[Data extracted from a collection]
..........
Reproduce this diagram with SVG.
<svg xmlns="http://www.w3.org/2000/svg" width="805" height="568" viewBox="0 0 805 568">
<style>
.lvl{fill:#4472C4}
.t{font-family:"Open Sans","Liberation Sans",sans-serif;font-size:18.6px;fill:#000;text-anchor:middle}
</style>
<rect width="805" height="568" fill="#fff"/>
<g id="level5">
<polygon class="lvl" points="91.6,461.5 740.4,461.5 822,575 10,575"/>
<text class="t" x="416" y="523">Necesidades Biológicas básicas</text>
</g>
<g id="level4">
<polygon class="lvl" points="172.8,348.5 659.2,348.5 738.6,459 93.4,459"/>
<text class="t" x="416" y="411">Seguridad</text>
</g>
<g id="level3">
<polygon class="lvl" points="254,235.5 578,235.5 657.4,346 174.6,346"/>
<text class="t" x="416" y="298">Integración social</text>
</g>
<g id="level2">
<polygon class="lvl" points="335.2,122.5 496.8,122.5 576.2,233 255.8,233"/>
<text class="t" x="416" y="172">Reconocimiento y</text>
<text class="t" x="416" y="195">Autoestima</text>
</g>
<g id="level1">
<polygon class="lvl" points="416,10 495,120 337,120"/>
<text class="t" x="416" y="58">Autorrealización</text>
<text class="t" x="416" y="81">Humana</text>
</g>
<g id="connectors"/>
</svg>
..........
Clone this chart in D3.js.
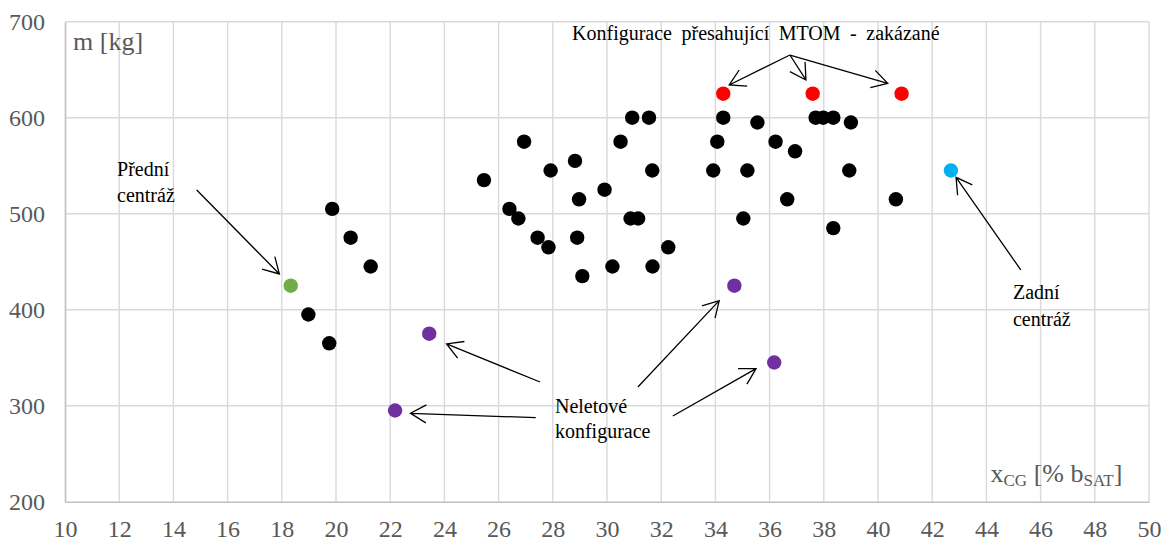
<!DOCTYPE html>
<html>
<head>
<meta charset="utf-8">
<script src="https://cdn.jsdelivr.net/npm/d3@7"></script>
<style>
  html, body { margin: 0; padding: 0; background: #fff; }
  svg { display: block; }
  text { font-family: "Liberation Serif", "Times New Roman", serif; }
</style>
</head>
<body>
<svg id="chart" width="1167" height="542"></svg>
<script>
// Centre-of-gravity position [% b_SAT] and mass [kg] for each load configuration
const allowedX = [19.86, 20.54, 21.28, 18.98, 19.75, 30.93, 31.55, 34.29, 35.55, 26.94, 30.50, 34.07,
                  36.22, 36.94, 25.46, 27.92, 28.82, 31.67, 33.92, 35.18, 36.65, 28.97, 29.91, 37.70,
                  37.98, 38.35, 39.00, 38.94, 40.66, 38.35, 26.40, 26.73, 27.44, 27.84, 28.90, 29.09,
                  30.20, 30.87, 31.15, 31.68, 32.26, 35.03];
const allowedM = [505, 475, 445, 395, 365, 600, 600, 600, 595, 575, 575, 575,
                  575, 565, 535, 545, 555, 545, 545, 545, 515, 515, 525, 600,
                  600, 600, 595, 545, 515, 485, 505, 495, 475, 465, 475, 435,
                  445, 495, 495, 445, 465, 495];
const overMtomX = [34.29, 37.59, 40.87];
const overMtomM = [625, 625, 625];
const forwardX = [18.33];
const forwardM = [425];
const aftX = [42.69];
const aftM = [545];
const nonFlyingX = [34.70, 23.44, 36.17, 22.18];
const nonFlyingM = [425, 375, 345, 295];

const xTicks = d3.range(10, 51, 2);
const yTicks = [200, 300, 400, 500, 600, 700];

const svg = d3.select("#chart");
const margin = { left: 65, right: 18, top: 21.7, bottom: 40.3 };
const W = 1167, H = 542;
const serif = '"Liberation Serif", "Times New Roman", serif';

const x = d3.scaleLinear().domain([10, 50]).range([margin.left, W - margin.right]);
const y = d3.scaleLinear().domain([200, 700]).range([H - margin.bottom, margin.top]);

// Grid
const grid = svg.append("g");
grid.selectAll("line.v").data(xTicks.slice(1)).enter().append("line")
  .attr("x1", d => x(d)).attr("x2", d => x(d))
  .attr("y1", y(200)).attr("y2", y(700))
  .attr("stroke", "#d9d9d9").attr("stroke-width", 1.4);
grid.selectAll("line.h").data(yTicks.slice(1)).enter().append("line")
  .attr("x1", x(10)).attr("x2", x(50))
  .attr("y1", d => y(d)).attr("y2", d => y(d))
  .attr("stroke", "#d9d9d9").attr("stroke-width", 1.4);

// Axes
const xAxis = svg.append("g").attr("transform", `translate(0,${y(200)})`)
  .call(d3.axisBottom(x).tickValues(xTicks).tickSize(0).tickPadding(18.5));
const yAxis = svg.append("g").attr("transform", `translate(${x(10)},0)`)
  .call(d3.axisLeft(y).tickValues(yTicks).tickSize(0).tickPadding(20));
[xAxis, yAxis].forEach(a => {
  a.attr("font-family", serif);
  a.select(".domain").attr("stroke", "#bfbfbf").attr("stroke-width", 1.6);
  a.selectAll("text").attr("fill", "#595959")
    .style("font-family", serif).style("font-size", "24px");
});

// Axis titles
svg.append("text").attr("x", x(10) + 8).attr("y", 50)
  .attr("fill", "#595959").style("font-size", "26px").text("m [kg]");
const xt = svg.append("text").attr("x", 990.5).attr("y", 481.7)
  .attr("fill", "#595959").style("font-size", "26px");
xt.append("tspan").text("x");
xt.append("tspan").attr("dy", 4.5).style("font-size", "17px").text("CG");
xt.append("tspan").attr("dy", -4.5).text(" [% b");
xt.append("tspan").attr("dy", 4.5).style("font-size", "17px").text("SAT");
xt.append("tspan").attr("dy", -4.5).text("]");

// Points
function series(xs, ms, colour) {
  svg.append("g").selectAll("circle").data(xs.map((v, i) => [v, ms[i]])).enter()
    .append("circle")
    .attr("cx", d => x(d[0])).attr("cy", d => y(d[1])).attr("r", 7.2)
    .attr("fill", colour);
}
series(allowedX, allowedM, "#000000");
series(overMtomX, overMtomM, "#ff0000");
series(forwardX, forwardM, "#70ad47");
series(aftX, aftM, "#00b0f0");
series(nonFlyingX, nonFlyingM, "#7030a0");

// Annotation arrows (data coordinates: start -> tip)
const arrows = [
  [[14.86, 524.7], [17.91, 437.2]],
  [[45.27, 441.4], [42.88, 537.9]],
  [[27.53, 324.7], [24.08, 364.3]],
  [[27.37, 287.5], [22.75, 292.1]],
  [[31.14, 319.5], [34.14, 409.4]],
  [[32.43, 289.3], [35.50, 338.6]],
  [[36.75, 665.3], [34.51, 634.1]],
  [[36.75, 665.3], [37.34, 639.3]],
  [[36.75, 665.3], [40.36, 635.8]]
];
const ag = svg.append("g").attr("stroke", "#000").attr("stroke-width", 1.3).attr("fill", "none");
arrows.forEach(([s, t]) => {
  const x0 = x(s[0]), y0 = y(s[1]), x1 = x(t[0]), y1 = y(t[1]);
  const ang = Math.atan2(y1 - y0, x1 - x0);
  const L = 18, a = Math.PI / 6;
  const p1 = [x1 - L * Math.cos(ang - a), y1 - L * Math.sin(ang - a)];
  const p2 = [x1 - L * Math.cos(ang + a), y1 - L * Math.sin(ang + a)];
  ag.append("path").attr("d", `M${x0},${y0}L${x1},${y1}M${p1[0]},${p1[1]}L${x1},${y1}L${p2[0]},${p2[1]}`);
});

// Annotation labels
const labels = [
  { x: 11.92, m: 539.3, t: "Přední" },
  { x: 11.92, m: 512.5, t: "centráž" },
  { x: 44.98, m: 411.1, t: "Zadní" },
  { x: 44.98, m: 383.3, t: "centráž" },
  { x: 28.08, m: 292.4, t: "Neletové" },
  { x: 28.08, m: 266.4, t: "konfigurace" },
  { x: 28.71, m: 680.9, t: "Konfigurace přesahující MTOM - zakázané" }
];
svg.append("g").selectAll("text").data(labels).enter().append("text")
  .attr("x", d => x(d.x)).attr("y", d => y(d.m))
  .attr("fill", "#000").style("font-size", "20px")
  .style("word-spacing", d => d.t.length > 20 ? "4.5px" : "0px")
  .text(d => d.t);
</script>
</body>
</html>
..........
**Job:** Do not copy any pictures. Retype exactly the stretch from the line with "Clone this chart in D3.js." through the line with "const y = d3.scaleLinear().domain([200, 700]).range([H".

**Final result:**
Clone this chart in D3.js.
<!DOCTYPE html>
<html>
<head>
<meta charset="utf-8">
<script src="https://cdn.jsdelivr.net/npm/d3@7"></script>
<style>
  html, body { margin: 0; padding: 0; background: #fff; }
  svg { display: block; }
  text { font-family: "Liberation Serif", "Times New Roman", serif; }
</style>
</head>
<body>
<svg id="chart" width="1167" height="542"></svg>
<script>
// Centre-of-gravity position [% b_SAT] and mass [kg] for each load configuration
const allowedX = [19.86, 20.54, 21.28, 18.98, 19.75, 30.93, 31.55, 34.29, 35.55, 26.94, 30.50, 34.07,
                  36.22, 36.94, 25.46, 27.92, 28.82, 31.67, 33.92, 35.18, 36.65, 28.97, 29.91, 37.70,
                  37.98, 38.35, 39.00, 38.94, 40.66, 38.35, 26.40, 26.73, 27.44, 27.84, 28.90, 29.09,
                  30.20, 30.87, 31.15, 31.68, 32.26, 35.03];
const allowedM = [505, 475, 445, 395, 365, 600, 600, 600, 595, 575, 575, 575,
                  575, 565, 535, 545, 555, 545, 545, 545, 515, 515, 525, 600,
                  600, 600, 595, 545, 515, 485, 505, 495, 475, 465, 475, 435,
                  445, 495, 495, 445, 465, 495];
const overMtomX = [34.29, 37.59, 40.87];
const overMtomM = [625, 625, 625];
const forwardX = [18.33];
const forwardM = [425];
const aftX = [42.69];
const aftM = [545];
const nonFlyingX = [34.70, 23.44, 36.17, 22.18];
const nonFlyingM = [425, 375, 345, 295];

const xTicks = d3.range(10, 51, 2);
const yTicks = [200, 300, 400, 500, 600, 700];

const svg = d3.select("#chart");
const margin = { left: 65, right: 18, top: 21.7, bottom: 40.3 };
const W = 1167, H = 542;
const serif = '"Liberation Serif", "Times New Roman", serif';

const x = d3.scaleLinear().domain([10, 50]).range([margin.left, W - margin.right]);
const y = d3.scaleLinear().domain([200, 700]).range([H - margin.bottom, margin.top]);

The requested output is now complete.